Liverpool are pushing hard to sign RB Leipzig winger Yan Diomande, with Andoni Iraola actively driving the pursuit and Leipzig holding firm on a €130m (£112m) minimum valuation – a figure that would make the 19-year-old one of the most expensive teenagers in football history.
According to TEAMtalk, Liverpool have been in near-daily contact with Diomande’s representatives since December and Iraola, who replaced Arne Slot in the Anfield dugout earlier this summer, has aligned himself firmly with sporting director Richard Hughes in pressing the club’s hierarchy to get the deal done. That is not vague transfer noise – it is a new manager using what leverage he has, early in his tenure, to shape the squad around a specific player.
What Leipzig Are Asking For
The financial gap is the story’s central obstacle. Leipzig paid €20m (£17.3m) to sign Diomande from Leganés roughly a year ago. They now want €130m back. That is a 550 per cent markup in twelve months, and Leipzig are not blinking – their contract with Diomande runs to 2030, and the club have been described in earlier reports as willing to extend it further, which removes any urgency on their side.
Earlier in the season, indicative valuations circulated around the £80m–£100m range. The World Cup exposure has done the rest. Leipzig know exactly what they have, and they are in no position where a sale is forced upon them.
Why Diomande Has Forced His Way Into This Conversation
The numbers behind his 2025-26 season are straightforward: 13 goals and 10 assists in 36 appearances for Leipzig. His World Cup showing against Ecuador – five chances created, four successful dribbles, 11 duels won in a 1-0 Ivory Coast victory – pushed the story into a different register entirely. This is no longer a promising Bundesliga winger; he is a player performing at the highest level under global scrutiny.
Liverpool’s internal framing, per TEAMtalk, positions him as the long-term successor to Mohamed Salah, with the versatility to operate across the forward line. That rationale is explored in more detail in Liverpool’s broader attacking recruitment plans this summer, where Diomande features alongside other targets as part of a deliberate post-Salah rebuild.
The Competition Liverpool Face
PSG are the most credible rival. According to TEAMtalk, the European champions have held their own conversations with Leipzig and are tracking Diomande closely. What complicates Liverpool’s position is that Diomande has spoken warmly about Ligue 1, and playing under Luis Enrique – whose player development record is well-documented – is reportedly attractive to him. PSG’s transfer ambitions this summer have been significant; their pursuit of established elite-level midfielders illustrates an organisation spending with intent rather than caution.

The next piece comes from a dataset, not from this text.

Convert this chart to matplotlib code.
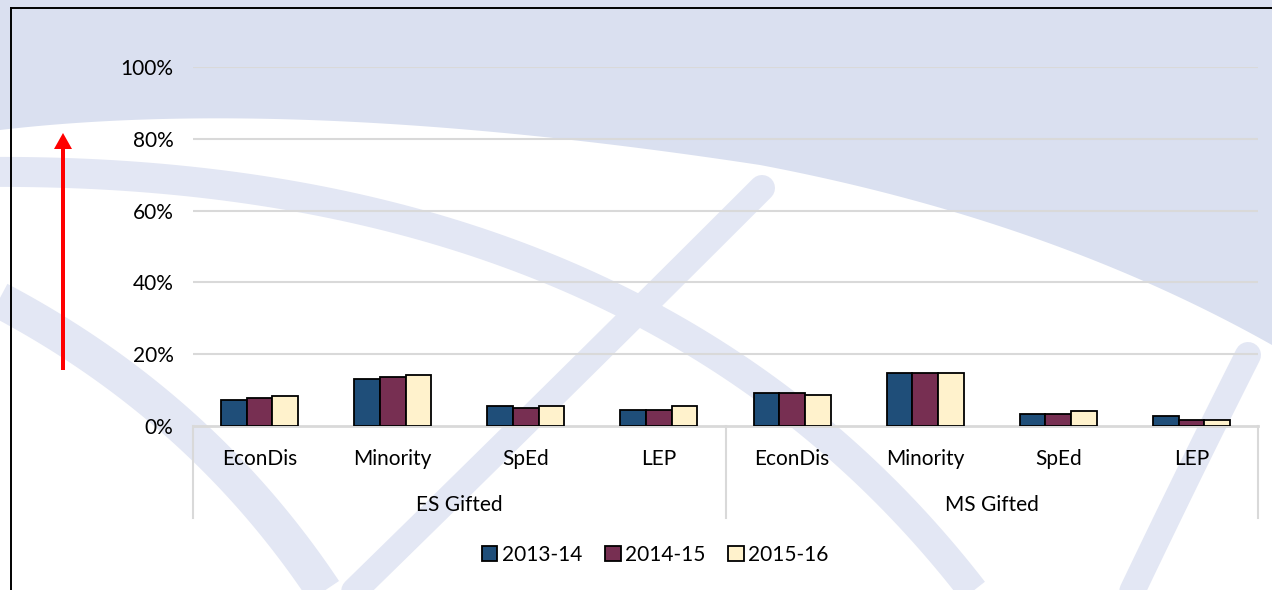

Real Madrid have also been flagged by TEAMtalk as showing interest in recent weeks, though the specificity of their pursuit is less detailed at this stage. In the Premier League, Manchester United, Tottenham, and Chelsea have all been linked in previous reporting, though none appear as advanced as Liverpool.
The Player’s Own Position
Ivory Coast head coach Emerse Faé told ESPN that Diomande will make no decision on his future until the World Cup concludes and is entirely focused on the tournament. That is the standard line, but it also reflects reality – no club is getting this resolved before Ivory Coast’s campaign ends.
There is also a reported complication around his representation, with a BBC transfer gossip update referencing an ongoing disagreement about which agents formally control his next move. That kind of issue can slow or derail negotiations regardless of how keen the buying club is.
The Verdict
Liverpool’s interest is genuine and sustained – daily contact since December is not a club dipping its toe in. But £112m for a player who has had one Bundesliga season is a significant institutional commitment, Leipzig have no contractual or financial pressure to concede, and PSG are a credible alternative who may suit Diomande’s stated preferences as much as Liverpool do. Iraola clearly wants this done. Whether he gets it depends on whether Liverpool are willing to meet a valuation that Leipzig have shown no sign of moving on.